Pictures are not part of the copy. Retype the lines from the first one through the line that contains "y_ticks = [0, 10, 20, 30, 40]".

########

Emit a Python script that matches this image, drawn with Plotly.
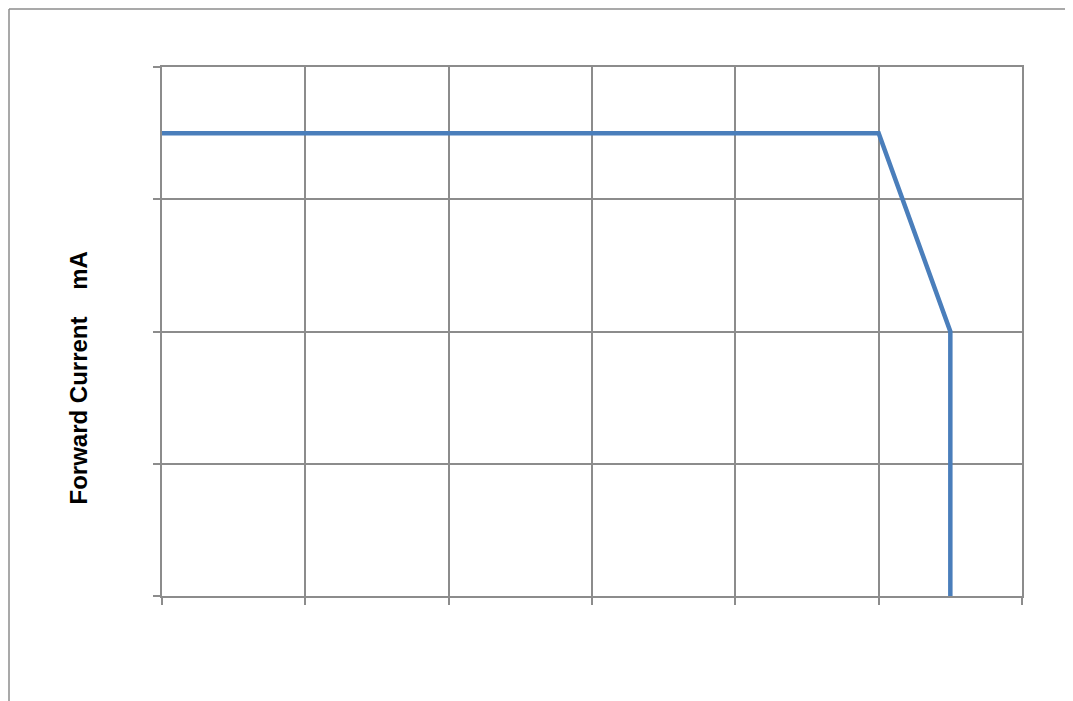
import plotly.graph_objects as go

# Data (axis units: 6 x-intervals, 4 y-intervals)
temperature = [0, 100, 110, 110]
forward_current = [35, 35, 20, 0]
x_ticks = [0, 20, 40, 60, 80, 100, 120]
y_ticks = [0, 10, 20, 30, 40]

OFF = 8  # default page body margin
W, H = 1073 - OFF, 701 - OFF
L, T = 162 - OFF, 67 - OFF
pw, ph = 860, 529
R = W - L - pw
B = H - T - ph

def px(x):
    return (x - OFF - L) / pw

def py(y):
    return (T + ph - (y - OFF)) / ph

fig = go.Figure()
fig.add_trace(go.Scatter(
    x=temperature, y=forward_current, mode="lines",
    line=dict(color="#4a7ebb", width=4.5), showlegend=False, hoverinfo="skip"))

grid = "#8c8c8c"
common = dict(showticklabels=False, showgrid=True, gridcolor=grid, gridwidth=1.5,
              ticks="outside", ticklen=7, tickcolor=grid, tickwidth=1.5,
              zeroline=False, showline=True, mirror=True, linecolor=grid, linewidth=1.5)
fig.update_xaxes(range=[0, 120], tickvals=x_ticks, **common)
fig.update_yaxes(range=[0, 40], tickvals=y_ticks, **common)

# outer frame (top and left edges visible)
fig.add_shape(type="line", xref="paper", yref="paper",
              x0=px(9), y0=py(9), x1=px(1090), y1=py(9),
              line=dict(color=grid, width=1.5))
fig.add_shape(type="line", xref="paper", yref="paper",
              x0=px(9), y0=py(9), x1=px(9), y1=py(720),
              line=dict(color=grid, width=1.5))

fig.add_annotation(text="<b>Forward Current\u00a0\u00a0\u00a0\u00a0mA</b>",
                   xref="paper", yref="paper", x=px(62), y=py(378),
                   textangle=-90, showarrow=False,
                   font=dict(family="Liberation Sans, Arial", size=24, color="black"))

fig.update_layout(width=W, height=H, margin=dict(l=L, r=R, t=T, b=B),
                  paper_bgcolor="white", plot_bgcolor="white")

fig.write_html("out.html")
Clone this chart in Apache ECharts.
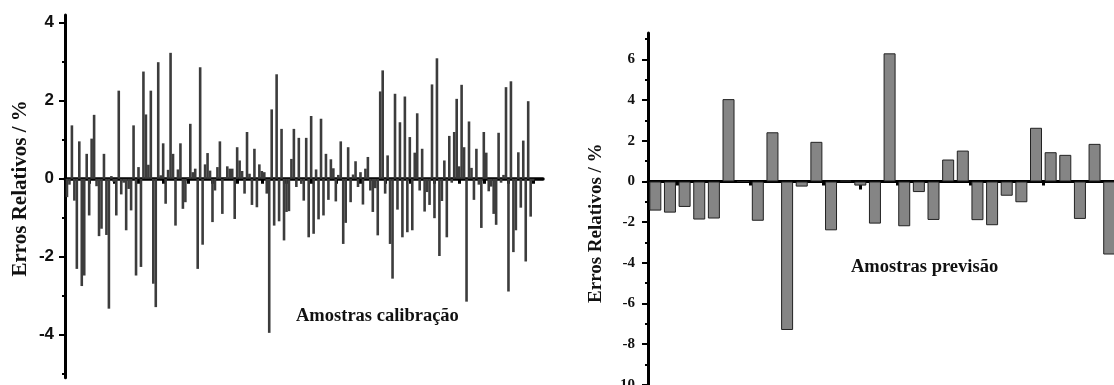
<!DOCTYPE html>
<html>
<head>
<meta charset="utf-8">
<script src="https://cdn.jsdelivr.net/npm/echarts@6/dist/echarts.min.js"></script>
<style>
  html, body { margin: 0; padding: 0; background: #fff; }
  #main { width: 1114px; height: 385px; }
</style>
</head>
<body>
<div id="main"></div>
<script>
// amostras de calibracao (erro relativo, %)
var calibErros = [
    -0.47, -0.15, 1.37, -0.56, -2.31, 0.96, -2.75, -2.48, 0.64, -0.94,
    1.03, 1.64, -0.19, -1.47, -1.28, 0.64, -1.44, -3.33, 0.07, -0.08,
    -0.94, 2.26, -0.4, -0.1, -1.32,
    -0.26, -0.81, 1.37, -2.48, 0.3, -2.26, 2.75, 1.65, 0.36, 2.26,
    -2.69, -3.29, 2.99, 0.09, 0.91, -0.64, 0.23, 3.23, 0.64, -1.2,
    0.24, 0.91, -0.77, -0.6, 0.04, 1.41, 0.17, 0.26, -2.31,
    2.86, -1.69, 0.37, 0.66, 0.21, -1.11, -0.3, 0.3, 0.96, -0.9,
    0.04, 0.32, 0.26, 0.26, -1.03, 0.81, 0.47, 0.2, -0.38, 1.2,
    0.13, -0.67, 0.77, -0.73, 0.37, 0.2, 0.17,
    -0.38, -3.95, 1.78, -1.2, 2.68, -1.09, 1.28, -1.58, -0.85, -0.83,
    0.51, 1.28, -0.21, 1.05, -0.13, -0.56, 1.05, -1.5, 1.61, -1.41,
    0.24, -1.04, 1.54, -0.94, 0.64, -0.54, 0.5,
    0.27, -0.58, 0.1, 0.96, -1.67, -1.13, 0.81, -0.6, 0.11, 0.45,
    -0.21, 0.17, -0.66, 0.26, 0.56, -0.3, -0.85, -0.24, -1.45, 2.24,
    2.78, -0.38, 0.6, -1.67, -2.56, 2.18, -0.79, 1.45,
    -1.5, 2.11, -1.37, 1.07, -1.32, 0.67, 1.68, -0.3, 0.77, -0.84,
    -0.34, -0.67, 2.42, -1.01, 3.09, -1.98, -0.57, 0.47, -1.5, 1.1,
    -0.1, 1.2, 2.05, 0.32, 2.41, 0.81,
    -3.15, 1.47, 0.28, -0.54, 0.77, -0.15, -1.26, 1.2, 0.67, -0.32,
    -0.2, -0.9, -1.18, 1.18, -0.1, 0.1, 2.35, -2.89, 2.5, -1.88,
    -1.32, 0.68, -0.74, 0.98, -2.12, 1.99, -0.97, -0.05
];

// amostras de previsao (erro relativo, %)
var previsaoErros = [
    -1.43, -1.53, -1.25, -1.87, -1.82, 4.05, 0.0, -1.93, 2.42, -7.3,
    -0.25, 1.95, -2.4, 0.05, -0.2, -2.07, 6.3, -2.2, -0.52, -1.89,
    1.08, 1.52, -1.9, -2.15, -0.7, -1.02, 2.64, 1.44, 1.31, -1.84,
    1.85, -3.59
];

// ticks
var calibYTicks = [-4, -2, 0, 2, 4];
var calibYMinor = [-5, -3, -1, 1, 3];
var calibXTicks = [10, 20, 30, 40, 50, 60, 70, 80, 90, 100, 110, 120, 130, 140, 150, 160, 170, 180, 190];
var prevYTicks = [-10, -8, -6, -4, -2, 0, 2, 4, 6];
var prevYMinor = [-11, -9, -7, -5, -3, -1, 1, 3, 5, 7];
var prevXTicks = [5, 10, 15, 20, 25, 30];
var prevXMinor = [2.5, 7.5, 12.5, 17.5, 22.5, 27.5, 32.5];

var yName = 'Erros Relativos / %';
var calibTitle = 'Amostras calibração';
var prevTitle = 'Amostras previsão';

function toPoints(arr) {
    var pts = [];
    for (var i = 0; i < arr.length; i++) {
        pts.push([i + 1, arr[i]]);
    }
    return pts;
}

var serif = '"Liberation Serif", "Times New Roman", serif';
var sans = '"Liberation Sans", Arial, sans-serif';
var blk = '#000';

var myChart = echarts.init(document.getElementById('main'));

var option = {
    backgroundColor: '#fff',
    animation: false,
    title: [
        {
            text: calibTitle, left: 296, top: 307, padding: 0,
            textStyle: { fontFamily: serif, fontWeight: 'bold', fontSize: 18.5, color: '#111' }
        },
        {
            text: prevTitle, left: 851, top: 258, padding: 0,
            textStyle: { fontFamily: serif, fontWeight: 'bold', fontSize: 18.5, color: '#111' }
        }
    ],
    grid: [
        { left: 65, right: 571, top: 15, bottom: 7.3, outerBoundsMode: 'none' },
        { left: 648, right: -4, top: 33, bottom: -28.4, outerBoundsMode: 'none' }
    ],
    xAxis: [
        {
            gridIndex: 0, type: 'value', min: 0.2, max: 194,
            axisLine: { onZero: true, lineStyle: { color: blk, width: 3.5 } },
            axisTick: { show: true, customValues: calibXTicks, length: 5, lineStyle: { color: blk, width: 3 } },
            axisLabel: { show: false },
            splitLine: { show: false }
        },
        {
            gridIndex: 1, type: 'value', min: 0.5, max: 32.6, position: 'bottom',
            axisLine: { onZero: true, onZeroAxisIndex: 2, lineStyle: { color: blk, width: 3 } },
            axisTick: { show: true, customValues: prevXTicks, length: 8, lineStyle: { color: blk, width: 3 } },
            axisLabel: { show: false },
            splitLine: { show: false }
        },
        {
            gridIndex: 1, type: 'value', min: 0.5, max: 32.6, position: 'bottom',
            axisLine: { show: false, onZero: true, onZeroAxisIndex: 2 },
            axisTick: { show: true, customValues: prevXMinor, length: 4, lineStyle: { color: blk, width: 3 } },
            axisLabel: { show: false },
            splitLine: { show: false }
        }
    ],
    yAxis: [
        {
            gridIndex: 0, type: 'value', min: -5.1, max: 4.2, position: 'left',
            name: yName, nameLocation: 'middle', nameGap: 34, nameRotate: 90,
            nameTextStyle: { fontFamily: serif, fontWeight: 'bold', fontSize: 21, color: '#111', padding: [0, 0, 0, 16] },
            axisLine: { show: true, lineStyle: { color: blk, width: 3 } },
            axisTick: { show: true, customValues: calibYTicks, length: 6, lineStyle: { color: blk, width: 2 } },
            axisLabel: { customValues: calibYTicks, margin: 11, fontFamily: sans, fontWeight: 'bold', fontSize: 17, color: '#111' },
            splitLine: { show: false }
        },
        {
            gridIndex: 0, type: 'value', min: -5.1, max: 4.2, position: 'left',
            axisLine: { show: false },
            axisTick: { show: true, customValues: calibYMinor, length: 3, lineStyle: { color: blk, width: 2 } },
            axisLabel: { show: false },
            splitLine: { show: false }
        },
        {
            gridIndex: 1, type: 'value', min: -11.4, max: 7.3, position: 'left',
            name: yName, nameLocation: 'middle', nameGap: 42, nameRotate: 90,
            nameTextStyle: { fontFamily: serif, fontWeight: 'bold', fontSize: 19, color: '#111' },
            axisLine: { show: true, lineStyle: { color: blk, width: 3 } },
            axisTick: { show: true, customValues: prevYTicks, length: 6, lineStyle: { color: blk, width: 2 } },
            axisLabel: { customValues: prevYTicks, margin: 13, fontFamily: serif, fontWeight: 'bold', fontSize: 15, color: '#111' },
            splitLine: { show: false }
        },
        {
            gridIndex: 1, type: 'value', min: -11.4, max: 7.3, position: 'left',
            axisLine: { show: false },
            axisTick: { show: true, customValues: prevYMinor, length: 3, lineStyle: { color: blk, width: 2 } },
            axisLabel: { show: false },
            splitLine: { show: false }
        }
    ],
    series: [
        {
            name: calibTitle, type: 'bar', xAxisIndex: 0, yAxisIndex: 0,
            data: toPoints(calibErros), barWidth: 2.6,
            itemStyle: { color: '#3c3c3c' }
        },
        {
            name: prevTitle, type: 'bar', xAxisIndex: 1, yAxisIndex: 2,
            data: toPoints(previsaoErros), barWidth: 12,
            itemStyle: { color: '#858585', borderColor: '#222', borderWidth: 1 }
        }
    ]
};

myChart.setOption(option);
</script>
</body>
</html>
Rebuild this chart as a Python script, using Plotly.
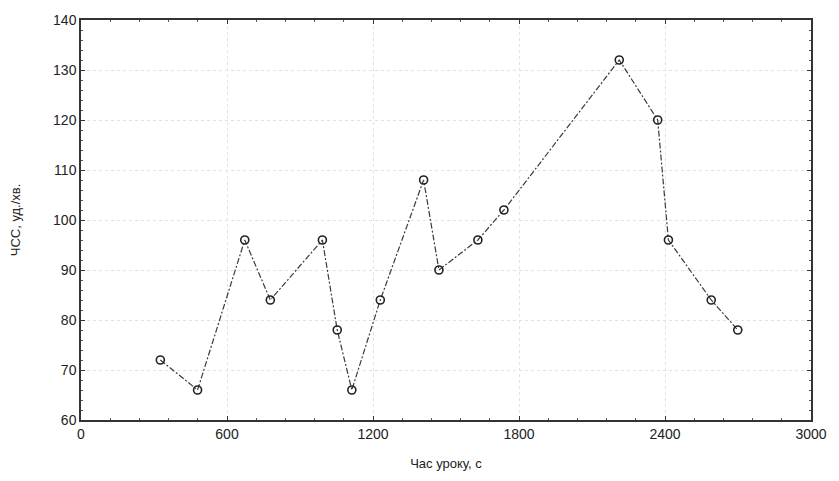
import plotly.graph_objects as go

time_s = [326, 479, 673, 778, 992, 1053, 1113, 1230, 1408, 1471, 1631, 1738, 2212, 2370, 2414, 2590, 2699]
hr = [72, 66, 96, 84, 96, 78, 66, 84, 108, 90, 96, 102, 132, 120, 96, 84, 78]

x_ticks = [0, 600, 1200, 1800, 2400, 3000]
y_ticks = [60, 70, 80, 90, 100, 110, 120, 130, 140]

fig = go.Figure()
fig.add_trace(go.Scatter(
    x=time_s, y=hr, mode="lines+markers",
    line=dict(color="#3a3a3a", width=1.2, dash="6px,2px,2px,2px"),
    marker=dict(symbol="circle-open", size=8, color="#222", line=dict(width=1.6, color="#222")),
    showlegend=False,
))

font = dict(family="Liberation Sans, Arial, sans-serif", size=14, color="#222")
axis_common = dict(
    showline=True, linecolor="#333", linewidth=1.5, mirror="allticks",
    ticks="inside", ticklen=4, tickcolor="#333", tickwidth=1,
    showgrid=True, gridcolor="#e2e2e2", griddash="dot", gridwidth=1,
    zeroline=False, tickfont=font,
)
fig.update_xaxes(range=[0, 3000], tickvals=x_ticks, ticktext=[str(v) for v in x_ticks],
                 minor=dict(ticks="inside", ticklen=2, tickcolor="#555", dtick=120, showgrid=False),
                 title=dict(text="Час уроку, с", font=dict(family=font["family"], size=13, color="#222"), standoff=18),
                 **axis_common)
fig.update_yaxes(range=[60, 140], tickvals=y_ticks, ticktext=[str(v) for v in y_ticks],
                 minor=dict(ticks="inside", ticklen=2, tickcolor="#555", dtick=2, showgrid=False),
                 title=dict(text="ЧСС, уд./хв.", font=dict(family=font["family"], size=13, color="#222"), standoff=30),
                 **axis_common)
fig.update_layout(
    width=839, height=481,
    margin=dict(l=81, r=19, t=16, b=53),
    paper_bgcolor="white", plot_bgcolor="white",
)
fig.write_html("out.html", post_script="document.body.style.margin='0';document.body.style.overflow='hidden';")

########

Solution for this problem:
Emit a Python script that matches this image, drawn with Plotly.
import plotly.graph_objects as go

# Data (axis units: 6 x-intervals, 4 y-intervals)
temperature = [0, 100, 110, 110]
forward_current = [35, 35, 20, 0]
x_ticks = [0, 20, 40, 60, 80, 100, 120]
y_ticks = [0, 10, 20, 30, 40]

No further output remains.